* Start Supplied entries *

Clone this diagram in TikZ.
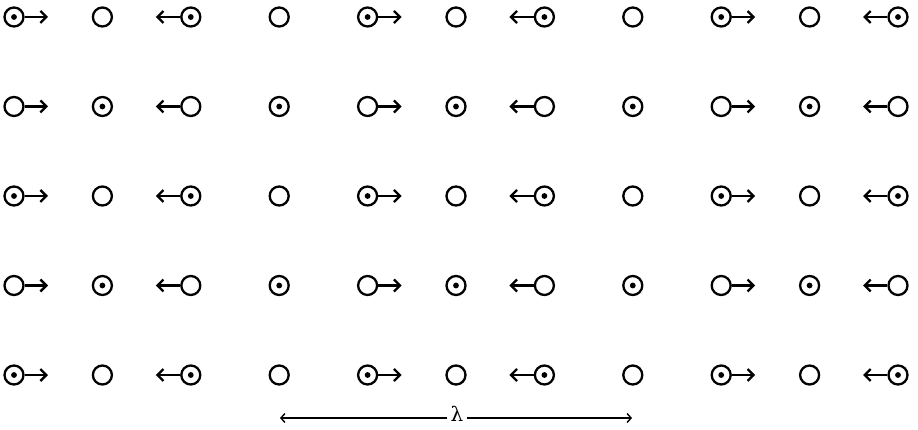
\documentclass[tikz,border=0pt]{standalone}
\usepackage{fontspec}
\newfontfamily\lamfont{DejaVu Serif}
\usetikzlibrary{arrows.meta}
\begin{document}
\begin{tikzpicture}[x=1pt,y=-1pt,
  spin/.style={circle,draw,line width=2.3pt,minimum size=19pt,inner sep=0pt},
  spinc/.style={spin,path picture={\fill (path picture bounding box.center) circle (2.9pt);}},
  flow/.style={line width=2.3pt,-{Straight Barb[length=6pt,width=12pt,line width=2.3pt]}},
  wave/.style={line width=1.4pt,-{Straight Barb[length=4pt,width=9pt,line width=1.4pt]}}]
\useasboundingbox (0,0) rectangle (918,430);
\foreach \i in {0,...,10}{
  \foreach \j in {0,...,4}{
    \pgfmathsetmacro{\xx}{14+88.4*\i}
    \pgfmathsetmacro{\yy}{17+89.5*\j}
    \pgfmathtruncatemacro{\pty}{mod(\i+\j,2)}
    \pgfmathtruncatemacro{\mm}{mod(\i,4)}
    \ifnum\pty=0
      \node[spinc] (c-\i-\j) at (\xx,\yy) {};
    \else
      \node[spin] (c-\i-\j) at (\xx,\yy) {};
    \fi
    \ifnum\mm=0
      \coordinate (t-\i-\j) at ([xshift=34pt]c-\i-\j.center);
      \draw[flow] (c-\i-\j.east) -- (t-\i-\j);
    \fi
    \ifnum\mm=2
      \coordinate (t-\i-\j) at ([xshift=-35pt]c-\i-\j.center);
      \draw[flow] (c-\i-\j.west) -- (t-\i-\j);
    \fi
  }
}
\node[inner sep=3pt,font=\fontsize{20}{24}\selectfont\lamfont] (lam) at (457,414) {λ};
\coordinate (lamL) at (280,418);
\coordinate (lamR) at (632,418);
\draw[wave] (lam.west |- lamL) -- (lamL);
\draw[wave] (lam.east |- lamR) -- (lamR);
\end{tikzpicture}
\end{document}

* End Supplied entries *
* Start Supplied entries *

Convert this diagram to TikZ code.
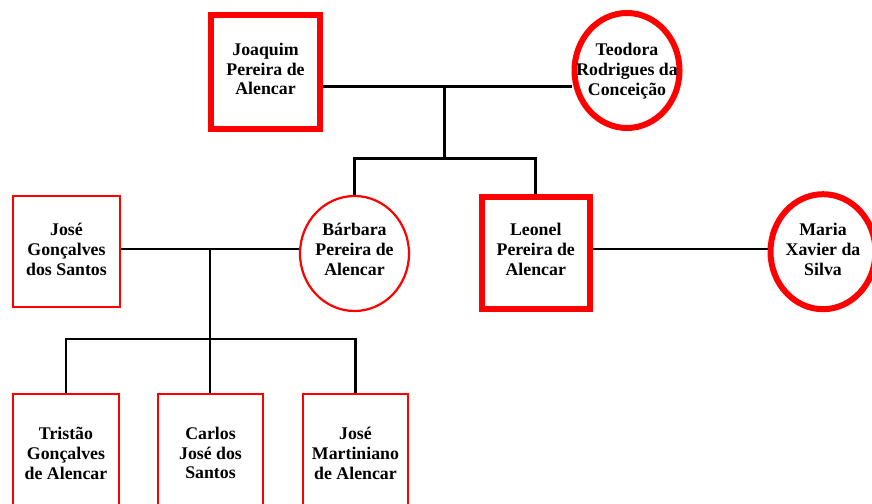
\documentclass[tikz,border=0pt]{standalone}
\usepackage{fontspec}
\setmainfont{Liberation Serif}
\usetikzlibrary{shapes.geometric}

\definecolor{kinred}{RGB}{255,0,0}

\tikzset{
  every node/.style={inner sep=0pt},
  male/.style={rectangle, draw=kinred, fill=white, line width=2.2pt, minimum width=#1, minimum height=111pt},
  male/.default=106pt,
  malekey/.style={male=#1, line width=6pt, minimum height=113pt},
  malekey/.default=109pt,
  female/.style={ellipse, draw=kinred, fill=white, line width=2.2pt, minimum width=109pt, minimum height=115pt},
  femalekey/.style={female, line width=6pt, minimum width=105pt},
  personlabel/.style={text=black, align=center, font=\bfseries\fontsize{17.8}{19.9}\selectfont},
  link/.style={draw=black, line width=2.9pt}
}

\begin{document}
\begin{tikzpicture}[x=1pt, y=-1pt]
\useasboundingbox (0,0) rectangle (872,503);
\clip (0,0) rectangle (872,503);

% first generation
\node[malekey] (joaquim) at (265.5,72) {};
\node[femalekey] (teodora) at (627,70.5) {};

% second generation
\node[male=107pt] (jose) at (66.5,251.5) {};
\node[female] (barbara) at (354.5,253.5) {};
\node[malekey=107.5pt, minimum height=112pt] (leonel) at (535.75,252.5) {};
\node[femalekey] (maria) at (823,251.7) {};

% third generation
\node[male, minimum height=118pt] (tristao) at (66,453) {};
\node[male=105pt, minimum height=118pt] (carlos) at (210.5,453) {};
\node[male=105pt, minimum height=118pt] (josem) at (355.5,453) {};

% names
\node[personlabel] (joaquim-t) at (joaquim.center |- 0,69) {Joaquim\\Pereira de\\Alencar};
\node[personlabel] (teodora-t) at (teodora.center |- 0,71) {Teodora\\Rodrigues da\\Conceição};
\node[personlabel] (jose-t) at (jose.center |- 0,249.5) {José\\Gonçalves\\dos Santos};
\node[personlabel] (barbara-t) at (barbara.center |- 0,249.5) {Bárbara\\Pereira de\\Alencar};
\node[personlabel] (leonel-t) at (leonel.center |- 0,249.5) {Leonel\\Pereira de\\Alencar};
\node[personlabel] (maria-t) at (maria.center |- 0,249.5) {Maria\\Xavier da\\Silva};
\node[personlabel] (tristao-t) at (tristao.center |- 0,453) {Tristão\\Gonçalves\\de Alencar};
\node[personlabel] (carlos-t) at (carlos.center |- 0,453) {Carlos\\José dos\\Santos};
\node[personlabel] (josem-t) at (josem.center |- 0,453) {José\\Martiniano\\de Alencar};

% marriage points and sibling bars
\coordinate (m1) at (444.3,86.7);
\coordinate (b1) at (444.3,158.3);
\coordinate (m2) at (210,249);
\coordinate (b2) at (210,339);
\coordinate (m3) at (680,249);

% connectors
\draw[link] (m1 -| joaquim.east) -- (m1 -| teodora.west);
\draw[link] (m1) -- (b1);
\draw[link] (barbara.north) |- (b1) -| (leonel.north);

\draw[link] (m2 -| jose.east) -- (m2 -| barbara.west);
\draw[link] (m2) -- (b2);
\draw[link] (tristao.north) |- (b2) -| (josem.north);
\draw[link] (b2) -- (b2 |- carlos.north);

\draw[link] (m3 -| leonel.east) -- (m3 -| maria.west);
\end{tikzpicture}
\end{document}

* End Supplied entries *
* Start Supplied entries *

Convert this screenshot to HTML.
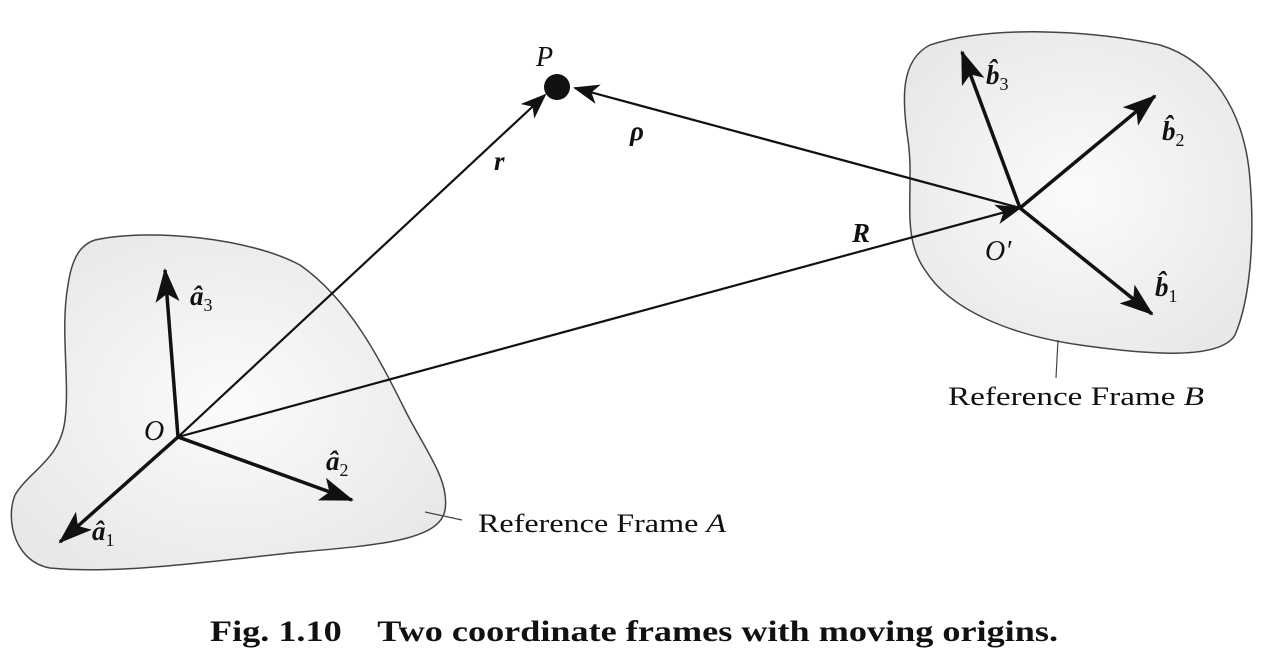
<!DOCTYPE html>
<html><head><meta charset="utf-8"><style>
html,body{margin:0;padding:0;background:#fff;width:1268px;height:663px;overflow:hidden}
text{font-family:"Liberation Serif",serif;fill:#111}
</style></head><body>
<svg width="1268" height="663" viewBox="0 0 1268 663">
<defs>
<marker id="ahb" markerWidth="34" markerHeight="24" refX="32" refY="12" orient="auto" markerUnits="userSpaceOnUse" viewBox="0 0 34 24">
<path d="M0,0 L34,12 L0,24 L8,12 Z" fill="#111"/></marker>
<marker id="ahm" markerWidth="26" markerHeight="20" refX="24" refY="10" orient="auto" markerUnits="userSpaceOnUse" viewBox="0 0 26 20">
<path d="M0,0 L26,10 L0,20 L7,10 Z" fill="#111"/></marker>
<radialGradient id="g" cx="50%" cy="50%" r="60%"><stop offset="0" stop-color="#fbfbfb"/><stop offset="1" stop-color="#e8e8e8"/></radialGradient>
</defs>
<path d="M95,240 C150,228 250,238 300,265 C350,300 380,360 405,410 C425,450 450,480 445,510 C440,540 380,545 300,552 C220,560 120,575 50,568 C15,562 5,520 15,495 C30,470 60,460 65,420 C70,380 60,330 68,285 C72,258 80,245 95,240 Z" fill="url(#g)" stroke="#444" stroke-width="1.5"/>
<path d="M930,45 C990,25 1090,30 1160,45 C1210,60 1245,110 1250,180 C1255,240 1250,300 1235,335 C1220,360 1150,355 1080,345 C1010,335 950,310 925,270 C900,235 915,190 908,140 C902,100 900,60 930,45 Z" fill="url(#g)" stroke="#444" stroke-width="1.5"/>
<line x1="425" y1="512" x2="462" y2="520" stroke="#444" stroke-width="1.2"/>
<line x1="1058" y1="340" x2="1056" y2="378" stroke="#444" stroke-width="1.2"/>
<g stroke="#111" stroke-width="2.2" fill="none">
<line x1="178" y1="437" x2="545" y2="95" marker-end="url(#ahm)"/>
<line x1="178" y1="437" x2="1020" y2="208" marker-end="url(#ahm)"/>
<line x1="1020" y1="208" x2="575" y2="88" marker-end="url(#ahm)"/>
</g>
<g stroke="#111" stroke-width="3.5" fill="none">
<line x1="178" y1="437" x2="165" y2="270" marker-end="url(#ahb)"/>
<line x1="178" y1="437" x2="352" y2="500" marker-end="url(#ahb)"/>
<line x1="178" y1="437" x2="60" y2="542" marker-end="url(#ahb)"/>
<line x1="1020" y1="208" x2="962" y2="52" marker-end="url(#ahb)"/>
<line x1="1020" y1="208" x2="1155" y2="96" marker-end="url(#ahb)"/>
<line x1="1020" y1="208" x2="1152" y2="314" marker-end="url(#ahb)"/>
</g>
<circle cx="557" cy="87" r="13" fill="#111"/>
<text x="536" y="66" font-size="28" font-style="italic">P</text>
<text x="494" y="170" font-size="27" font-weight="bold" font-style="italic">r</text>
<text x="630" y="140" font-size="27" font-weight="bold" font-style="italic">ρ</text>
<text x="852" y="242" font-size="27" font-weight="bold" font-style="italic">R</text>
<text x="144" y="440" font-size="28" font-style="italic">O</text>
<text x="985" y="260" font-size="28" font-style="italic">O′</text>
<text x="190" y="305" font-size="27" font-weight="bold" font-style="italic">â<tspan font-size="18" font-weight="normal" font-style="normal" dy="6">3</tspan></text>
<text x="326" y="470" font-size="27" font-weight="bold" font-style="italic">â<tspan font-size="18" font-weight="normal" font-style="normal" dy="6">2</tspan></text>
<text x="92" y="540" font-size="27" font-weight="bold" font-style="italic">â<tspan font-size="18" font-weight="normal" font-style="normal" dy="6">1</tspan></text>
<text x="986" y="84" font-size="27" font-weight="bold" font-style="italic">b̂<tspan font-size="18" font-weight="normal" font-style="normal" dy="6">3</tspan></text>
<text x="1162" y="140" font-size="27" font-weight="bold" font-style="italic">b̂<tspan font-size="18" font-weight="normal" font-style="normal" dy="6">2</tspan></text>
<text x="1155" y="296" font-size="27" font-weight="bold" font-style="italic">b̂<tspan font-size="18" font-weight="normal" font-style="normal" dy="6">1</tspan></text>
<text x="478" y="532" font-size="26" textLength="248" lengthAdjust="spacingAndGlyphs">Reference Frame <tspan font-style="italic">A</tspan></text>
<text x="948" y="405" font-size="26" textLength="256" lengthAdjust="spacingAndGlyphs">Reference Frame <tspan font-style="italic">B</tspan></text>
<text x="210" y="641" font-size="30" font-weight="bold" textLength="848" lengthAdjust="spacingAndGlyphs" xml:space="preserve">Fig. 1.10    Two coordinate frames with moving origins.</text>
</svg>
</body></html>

* End Supplied entries *

§ What you have to do: Your copy should hold only the lines from the one containing "Convert this diagram to TikZ code." through the one containing "(josem-t) at (josem.center", word for word, with no pictures.

§ Reply:
Convert this diagram to TikZ code.
\documentclass[tikz,border=0pt]{standalone}
\usepackage{fontspec}
\setmainfont{Liberation Serif}
\usetikzlibrary{shapes.geometric}

\definecolor{kinred}{RGB}{255,0,0}

\tikzset{
  every node/.style={inner sep=0pt},
  male/.style={rectangle, draw=kinred, fill=white, line width=2.2pt, minimum width=#1, minimum height=111pt},
  male/.default=106pt,
  malekey/.style={male=#1, line width=6pt, minimum height=113pt},
  malekey/.default=109pt,
  female/.style={ellipse, draw=kinred, fill=white, line width=2.2pt, minimum width=109pt, minimum height=115pt},
  femalekey/.style={female, line width=6pt, minimum width=105pt},
  personlabel/.style={text=black, align=center, font=\bfseries\fontsize{17.8}{19.9}\selectfont},
  link/.style={draw=black, line width=2.9pt}
}

\begin{document}
\begin{tikzpicture}[x=1pt, y=-1pt]
\useasboundingbox (0,0) rectangle (872,503);
\clip (0,0) rectangle (872,503);

% first generation
\node[malekey] (joaquim) at (265.5,72) {};
\node[femalekey] (teodora) at (627,70.5) {};

% second generation
\node[male=107pt] (jose) at (66.5,251.5) {};
\node[female] (barbara) at (354.5,253.5) {};
\node[malekey=107.5pt, minimum height=112pt] (leonel) at (535.75,252.5) {};
\node[femalekey] (maria) at (823,251.7) {};

% third generation
\node[male, minimum height=118pt] (tristao) at (66,453) {};
\node[male=105pt, minimum height=118pt] (carlos) at (210.5,453) {};
\node[male=105pt, minimum height=118pt] (josem) at (355.5,453) {};

% names
\node[personlabel] (joaquim-t) at (joaquim.center |- 0,69) {Joaquim\\Pereira de\\Alencar};
\node[personlabel] (teodora-t) at (teodora.center |- 0,71) {Teodora\\Rodrigues da\\Conceição};
\node[personlabel] (jose-t) at (jose.center |- 0,249.5) {José\\Gonçalves\\dos Santos};
\node[personlabel] (barbara-t) at (barbara.center |- 0,249.5) {Bárbara\\Pereira de\\Alencar};
\node[personlabel] (leonel-t) at (leonel.center |- 0,249.5) {Leonel\\Pereira de\\Alencar};
\node[personlabel] (maria-t) at (maria.center |- 0,249.5) {Maria\\Xavier da\\Silva};
\node[personlabel] (tristao-t) at (tristao.center |- 0,453) {Tristão\\Gonçalves\\de Alencar};
\node[personlabel] (carlos-t) at (carlos.center |- 0,453) {Carlos\\José dos\\Santos};
\node[personlabel] (josem-t) at (josem.center |- 0,453) {José\\Martiniano\\de Alencar};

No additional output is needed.